- Direction -
All of the entries need to be written out again, exactly as they are.

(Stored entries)
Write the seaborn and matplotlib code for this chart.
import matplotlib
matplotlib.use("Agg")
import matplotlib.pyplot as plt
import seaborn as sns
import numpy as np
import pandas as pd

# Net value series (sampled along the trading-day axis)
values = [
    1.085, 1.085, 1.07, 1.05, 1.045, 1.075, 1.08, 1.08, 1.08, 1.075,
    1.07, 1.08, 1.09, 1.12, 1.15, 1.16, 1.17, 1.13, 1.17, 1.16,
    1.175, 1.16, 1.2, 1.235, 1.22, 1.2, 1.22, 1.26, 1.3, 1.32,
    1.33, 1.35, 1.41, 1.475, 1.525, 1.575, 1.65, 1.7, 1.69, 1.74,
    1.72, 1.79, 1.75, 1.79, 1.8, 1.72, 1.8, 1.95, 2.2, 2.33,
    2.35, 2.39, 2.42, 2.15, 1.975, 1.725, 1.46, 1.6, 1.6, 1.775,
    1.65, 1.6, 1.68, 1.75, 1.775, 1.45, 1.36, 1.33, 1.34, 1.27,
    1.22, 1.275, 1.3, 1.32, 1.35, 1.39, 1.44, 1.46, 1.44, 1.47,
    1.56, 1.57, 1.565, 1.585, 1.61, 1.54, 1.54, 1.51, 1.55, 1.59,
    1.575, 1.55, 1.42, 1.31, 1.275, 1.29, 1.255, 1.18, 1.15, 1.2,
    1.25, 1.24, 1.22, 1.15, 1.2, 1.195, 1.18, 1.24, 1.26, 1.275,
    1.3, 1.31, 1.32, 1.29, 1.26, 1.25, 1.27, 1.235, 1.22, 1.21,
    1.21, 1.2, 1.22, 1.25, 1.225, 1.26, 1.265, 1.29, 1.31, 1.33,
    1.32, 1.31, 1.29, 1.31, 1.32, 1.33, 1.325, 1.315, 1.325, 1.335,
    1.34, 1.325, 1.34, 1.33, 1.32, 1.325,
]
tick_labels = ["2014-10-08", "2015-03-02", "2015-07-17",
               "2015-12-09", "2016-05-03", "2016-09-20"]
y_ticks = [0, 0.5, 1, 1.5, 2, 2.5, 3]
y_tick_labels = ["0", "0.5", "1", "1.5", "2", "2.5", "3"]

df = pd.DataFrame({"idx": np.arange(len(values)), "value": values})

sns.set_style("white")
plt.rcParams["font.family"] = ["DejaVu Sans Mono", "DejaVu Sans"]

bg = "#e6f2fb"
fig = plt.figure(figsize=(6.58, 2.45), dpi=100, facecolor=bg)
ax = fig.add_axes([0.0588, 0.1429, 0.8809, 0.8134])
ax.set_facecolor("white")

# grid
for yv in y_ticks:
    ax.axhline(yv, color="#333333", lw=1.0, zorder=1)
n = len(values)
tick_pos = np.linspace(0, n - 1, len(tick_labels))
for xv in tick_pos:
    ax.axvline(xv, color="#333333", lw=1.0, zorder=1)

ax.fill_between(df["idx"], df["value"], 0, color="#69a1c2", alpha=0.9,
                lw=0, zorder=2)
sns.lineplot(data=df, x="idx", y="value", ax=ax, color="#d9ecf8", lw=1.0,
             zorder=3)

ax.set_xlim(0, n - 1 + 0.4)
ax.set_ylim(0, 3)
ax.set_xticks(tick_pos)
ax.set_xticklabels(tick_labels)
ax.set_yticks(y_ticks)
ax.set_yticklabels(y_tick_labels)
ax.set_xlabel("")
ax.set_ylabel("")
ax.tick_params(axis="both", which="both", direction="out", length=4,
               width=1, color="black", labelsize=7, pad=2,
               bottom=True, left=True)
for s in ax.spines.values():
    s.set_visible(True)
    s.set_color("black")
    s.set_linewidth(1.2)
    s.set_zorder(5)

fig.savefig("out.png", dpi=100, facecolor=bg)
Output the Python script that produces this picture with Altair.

- Written answer -
Write the seaborn and matplotlib code for this chart.
import matplotlib
matplotlib.use("Agg")
import matplotlib.pyplot as plt
import seaborn as sns
import numpy as np
import pandas as pd

# Net value series (sampled along the trading-day axis)
values = [
    1.085, 1.085, 1.07, 1.05, 1.045, 1.075, 1.08, 1.08, 1.08, 1.075,
    1.07, 1.08, 1.09, 1.12, 1.15, 1.16, 1.17, 1.13, 1.17, 1.16,
    1.175, 1.16, 1.2, 1.235, 1.22, 1.2, 1.22, 1.26, 1.3, 1.32,
    1.33, 1.35, 1.41, 1.475, 1.525, 1.575, 1.65, 1.7, 1.69, 1.74,
    1.72, 1.79, 1.75, 1.79, 1.8, 1.72, 1.8, 1.95, 2.2, 2.33,
    2.35, 2.39, 2.42, 2.15, 1.975, 1.725, 1.46, 1.6, 1.6, 1.775,
    1.65, 1.6, 1.68, 1.75, 1.775, 1.45, 1.36, 1.33, 1.34, 1.27,
    1.22, 1.275, 1.3, 1.32, 1.35, 1.39, 1.44, 1.46, 1.44, 1.47,
    1.56, 1.57, 1.565, 1.585, 1.61, 1.54, 1.54, 1.51, 1.55, 1.59,
    1.575, 1.55, 1.42, 1.31, 1.275, 1.29, 1.255, 1.18, 1.15, 1.2,
    1.25, 1.24, 1.22, 1.15, 1.2, 1.195, 1.18, 1.24, 1.26, 1.275,
    1.3, 1.31, 1.32, 1.29, 1.26, 1.25, 1.27, 1.235, 1.22, 1.21,
    1.21, 1.2, 1.22, 1.25, 1.225, 1.26, 1.265, 1.29, 1.31, 1.33,
    1.32, 1.31, 1.29, 1.31, 1.32, 1.33, 1.325, 1.315, 1.325, 1.335,
    1.34, 1.325, 1.34, 1.33, 1.32, 1.325,
]
tick_labels = ["2014-10-08", "2015-03-02", "2015-07-17",
               "2015-12-09", "2016-05-03", "2016-09-20"]
y_ticks = [0, 0.5, 1, 1.5, 2, 2.5, 3]
y_tick_labels = ["0", "0.5", "1", "1.5", "2", "2.5", "3"]

df = pd.DataFrame({"idx": np.arange(len(values)), "value": values})

sns.set_style("white")
plt.rcParams["font.family"] = ["DejaVu Sans Mono", "DejaVu Sans"]

bg = "#e6f2fb"
fig = plt.figure(figsize=(6.58, 2.45), dpi=100, facecolor=bg)
ax = fig.add_axes([0.0588, 0.1429, 0.8809, 0.8134])
ax.set_facecolor("white")

# grid
for yv in y_ticks:
    ax.axhline(yv, color="#333333", lw=1.0, zorder=1)
n = len(values)
tick_pos = np.linspace(0, n - 1, len(tick_labels))
for xv in tick_pos:
    ax.axvline(xv, color="#333333", lw=1.0, zorder=1)

ax.fill_between(df["idx"], df["value"], 0, color="#69a1c2", alpha=0.9,
                lw=0, zorder=2)
sns.lineplot(data=df, x="idx", y="value", ax=ax, color="#d9ecf8", lw=1.0,
             zorder=3)

ax.set_xlim(0, n - 1 + 0.4)
ax.set_ylim(0, 3)
ax.set_xticks(tick_pos)
ax.set_xticklabels(tick_labels)
ax.set_yticks(y_ticks)
ax.set_yticklabels(y_tick_labels)
ax.set_xlabel("")
ax.set_ylabel("")
ax.tick_params(axis="both", which="both", direction="out", length=4,
               width=1, color="black", labelsize=7, pad=2,
               bottom=True, left=True)
for s in ax.spines.values():
    s.set_visible(True)
    s.set_color("black")
    s.set_linewidth(1.2)
    s.set_zorder(5)

fig.savefig("out.png", dpi=100, facecolor=bg)
Output the Python script that produces this picture with Altair.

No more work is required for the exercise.